BEGIN
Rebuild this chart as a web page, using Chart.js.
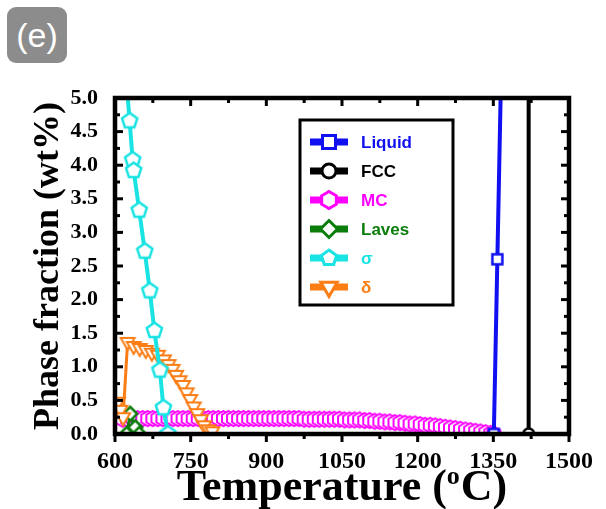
<!DOCTYPE html>
<html>
<head>
<meta charset="utf-8">
<script src="https://cdn.jsdelivr.net/npm/chart.js@4.4.0/dist/chart.umd.min.js"></script>
<style>
html,body{margin:0;padding:0;background:#fff;}
#wrap{position:relative;width:606px;height:509px;}
#badge{position:absolute;left:7px;top:7px;width:60px;height:56px;background:#8c8c8c;border-radius:9px;
  color:#fff;font:34px "Liberation Sans",Arial,sans-serif;line-height:56px;text-align:center;}
</style>
</head>
<body>
<div id="wrap">
  <canvas id="chart" width="606" height="509"></canvas>
  <div id="badge">(e)</div>
</div>
<script>
// ================= Data =================
const xTicks = [600, 750, 900, 1050, 1200, 1350, 1500];
const yTicks = [0, 0.5, 1, 1.5, 2, 2.5, 3, 3.5, 4, 4.5, 5];

const liquidT = [1351, 1358, 1366];
const liquidV = [0.0, 2.6, 5.6];

const fccT = [1420, 1420];
const fccV = [0.0, 60];

const mcT = [615,625,635,645,655,665,675,685,695,705,715,725,735,745,755,765,775,785,795,805,
  815,825,835,845,855,865,875,885,895,905,915,925,935,945,955,965,975,985,995,1005,
  1015,1025,1035,1045,1055,1065,1075,1085,1095,1105,1115,1125,1135,1145,1155,1165,1175,1185,1195,1205,
  1215,1225,1235,1245,1255,1265,1275,1285,1295,1305,1315,1325,1335,1345,1351];
const mcV = [0.22,0.22,0.23,0.23,0.23,0.23,0.23,0.23,0.23,0.23,0.23,0.23,0.23,0.23,0.23,0.23,0.23,0.23,0.23,0.23,
  0.23,0.23,0.23,0.23,0.23,0.23,0.23,0.23,0.23,0.23,0.23,0.23,0.23,0.23,0.23,0.23,0.22,0.22,0.22,0.22,
  0.22,0.22,0.22,0.22,0.21,0.21,0.21,0.21,0.20,0.20,0.19,0.19,0.18,0.18,0.17,0.17,0.16,0.15,0.15,0.14,
  0.13,0.13,0.12,0.11,0.10,0.09,0.08,0.07,0.06,0.05,0.04,0.03,0.02,0.01,0.0];

const lavesT = [623, 630, 640, 648];
const lavesV = [0.0, 0.30, 0.10, 0.0];

const sigmaT = [620, 629, 635, 637, 648, 659, 669, 678, 689, 696, 705];
const sigmaV = [5.5, 4.66, 4.08, 3.92, 3.33, 2.72, 2.13, 1.54, 0.95, 0.39, 0.0];

const deltaT = [606,611,616,625,637,649,661,673,685,697,706,714,721,728,735,742,749,756,763,770,777,785,793];
const deltaV = [0.48,0.36,0.25,1.37,1.31,1.28,1.25,1.21,1.18,1.11,1.04,0.97,0.88,0.80,0.73,0.62,0.52,0.41,
  0.31,0.22,0.13,0.07,0.04];

const names  = ['Liquid', 'FCC', 'MC', 'Laves', '\u03c3', '\u03b4'];
const colors = ['#1010f0', '#000000', '#ff00ff', '#0b7d0b', '#19e3e3', '#fb7d14'];
const shapes = ['square', 'circle', 'hexagon', 'diamond', 'pentagon', 'tridown'];

// ================= Markers =================
function drawShape(g, shape, x, y, r, color, lw){
  g.beginPath();
  if(shape==='square') g.rect(x-r, y-r, 2*r, 2*r);
  else if(shape==='circle') g.arc(x, y, r, 0, Math.PI*2);
  else {
    const n = {diamond:4, hexagon:6, pentagon:5, tridown:3}[shape];
    const a0 = shape==='tridown' ? Math.PI/2 : -Math.PI/2;
    for(let i=0;i<n;i++){
      const a = a0 + i*2*Math.PI/n;
      const px = x + r*Math.cos(a), py = y + r*Math.sin(a);
      i ? g.lineTo(px, py) : g.moveTo(px, py);
    }
    g.closePath();
  }
  g.fillStyle = '#fff'; g.fill();
  g.lineWidth = lw; g.strokeStyle = color; g.lineJoin = 'miter'; g.stroke();
}
function marker(shape, r, color, lw){
  const s = Math.ceil(2*r + lw + 4);
  const c = document.createElement('canvas'); c.width = s; c.height = s;
  drawShape(c.getContext('2d'), shape, s/2, s/2, r, color, lw);
  return c;
}
const pts = arr => arr[0].map((t,i)=>({x:t, y:arr[1][i]}));

// ================= Frame, ticks, titles, legend =================
const decor = {
  id:'decor',
  afterDraw(chart){
    const {ctx, chartArea:a, scales:{x, y}} = chart;
    ctx.save();
    ctx.strokeStyle = '#000';
    ctx.lineWidth = 3;
    const xs = xTicks.slice(0,-1).map(v=>v+75), ys = yTicks.slice(0,-1).map(v=>v+0.25);
    const vline = (px, y1, y2)=>{ ctx.beginPath(); ctx.moveTo(px,y1); ctx.lineTo(px,y2); ctx.stroke(); };
    const hline = (py, x1, x2)=>{ ctx.beginPath(); ctx.moveTo(x1,py); ctx.lineTo(x2,py); ctx.stroke(); };
    xTicks.forEach(v=>{ const p=x.getPixelForValue(v); vline(p,a.bottom,a.bottom+8); vline(p,a.top,a.top+8); });
    xs.forEach(v=>{ const p=x.getPixelForValue(v); vline(p,a.bottom,a.bottom+5); vline(p,a.top,a.top+5); });
    yTicks.forEach(v=>{ const p=y.getPixelForValue(v); hline(p,a.left,a.left+8); hline(p,a.right,a.right-8); });
    ys.forEach(v=>{ const p=y.getPixelForValue(v); hline(p,a.left,a.left+5); hline(p,a.right,a.right-5); });
    ctx.lineWidth = 4.5;
    ctx.strokeRect(a.left, a.top, a.right-a.left, a.bottom-a.top);

    // axis titles
    ctx.fillStyle = '#000';
    ctx.textBaseline = 'alphabetic';
    const big = 'bold 44px "Liberation Serif", "Times New Roman", serif';
    const sup = 'bold 26px "Liberation Serif", "Times New Roman", serif';
    ctx.font = big; const w1 = ctx.measureText('Temperature (').width, w3 = ctx.measureText('C)').width;
    ctx.font = sup; const w2 = ctx.measureText('o').width + 1;
    let sx = (a.left+a.right)/2 - (w1+w2+w3)/2;
    ctx.textAlign = 'left';
    ctx.font = big; ctx.fillText('Temperature (', sx, 500);
    ctx.font = sup; ctx.fillText('o', sx+w1, 484);
    ctx.font = big; ctx.fillText('C)', sx+w1+w2, 500);

    ctx.save();
    ctx.translate(58, (a.top+a.bottom)/2);
    ctx.rotate(-Math.PI/2);
    ctx.textAlign = 'center';
    ctx.font = 'bold 36px "Liberation Serif", "Times New Roman", serif';
    ctx.fillText('Phase fraction (wt%)', 0, 0);
    ctx.restore();

    // legend
    ctx.lineWidth = 3;
    ctx.strokeRect(300, 120, 153, 185);
    const lr = [6.5, 7, 8.5, 8.5, 8, 9.5];
    names.forEach((n,i)=>{
      const ly = 142 + i*29;
      ctx.strokeStyle = colors[i]; ctx.lineWidth = 7;
      ctx.beginPath(); ctx.moveTo(310, ly); ctx.lineTo(348, ly); ctx.stroke();
      drawShape(ctx, shapes[i], 329, ly, lr[i], colors[i], 3);
      ctx.fillStyle = colors[i];
      ctx.font = 'bold 17px "Liberation Sans", Arial, sans-serif';
      ctx.textAlign = 'left'; ctx.textBaseline = 'middle';
      ctx.fillText(n, 361, ly+1);
    });
    ctx.restore();
  }
};

// ================= Chart =================
const series = [
  {d:[liquidT, liquidV], lw:4,   r:5,   mlw:2.5, order:0},
  {d:[fccT, fccV],       lw:4,   r:5.5, mlw:2.5, order:0},
  {d:[mcT, mcV],         lw:2,   r:7.5, mlw:2,   order:4},
  {d:[lavesT, lavesV],   lw:2.5, r:7,   mlw:2.5, order:3},
  {d:[sigmaT, sigmaV],   lw:4,   r:8,   mlw:2.5, order:1},
  {d:[deltaT, deltaV],   lw:3,   r:8,   mlw:2,   order:2}
];
const tickFont = {family:'"Liberation Serif", "Times New Roman", serif', weight:'bold'};

new Chart(document.getElementById('chart').getContext('2d'), {
  type:'line',
  data:{ datasets: series.map((s,i)=>({
    label:names[i], data:pts(s.d), borderColor:colors[i], backgroundColor:colors[i],
    borderWidth:s.lw, tension:0, order:s.order,
    pointStyle:marker(shapes[i], s.r, colors[i], s.mlw), pointRadius:s.r
  }))},
  options:{
    responsive:false, animation:false,
    layout:{padding:{top:98, right:34, left:0, bottom:0}},
    plugins:{legend:{display:false}, tooltip:{enabled:false}},
    scales:{
      x:{type:'linear', min:600, max:1500,
        afterFit:s=>{ s.height = 75; },
        afterBuildTicks:s=>{ s.ticks = xTicks.map(v=>({value:v})); },
        ticks:{padding:13, color:'#000', font:{...tickFont, size:24}, callback:v=>String(v)},
        grid:{display:false, drawTicks:false}, border:{display:false}},
      y:{type:'linear', min:0, max:5,
        afterFit:s=>{ s.width = 115; },
        afterBuildTicks:s=>{ s.ticks = yTicks.map(v=>({value:v})); },
        ticks:{padding:17, color:'#000', font:{...tickFont, size:22}, callback:v=>v.toFixed(1)},
        grid:{display:false, drawTicks:false}, border:{display:false}}
    }
  },
  plugins:[decor]
});
</script>
</body>
</html>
END
WORK INSTRUCTIONS: Write out nothing but the lines from the start of the data through the line with "const fccV = [0.0, 60];". Leave out the pictures.

EXERCISE SOLUTION:
Rebuild this chart as a web page, using Chart.js.
<!DOCTYPE html>
<html>
<head>
<meta charset="utf-8">
<script src="https://cdn.jsdelivr.net/npm/chart.js@4.4.0/dist/chart.umd.min.js"></script>
<style>
html,body{margin:0;padding:0;background:#fff;}
#wrap{position:relative;width:606px;height:509px;}
#badge{position:absolute;left:7px;top:7px;width:60px;height:56px;background:#8c8c8c;border-radius:9px;
  color:#fff;font:34px "Liberation Sans",Arial,sans-serif;line-height:56px;text-align:center;}
</style>
</head>
<body>
<div id="wrap">
  <canvas id="chart" width="606" height="509"></canvas>
  <div id="badge">(e)</div>
</div>
<script>
// ================= Data =================
const xTicks = [600, 750, 900, 1050, 1200, 1350, 1500];
const yTicks = [0, 0.5, 1, 1.5, 2, 2.5, 3, 3.5, 4, 4.5, 5];

const liquidT = [1351, 1358, 1366];
const liquidV = [0.0, 2.6, 5.6];

const fccT = [1420, 1420];
const fccV = [0.0, 60];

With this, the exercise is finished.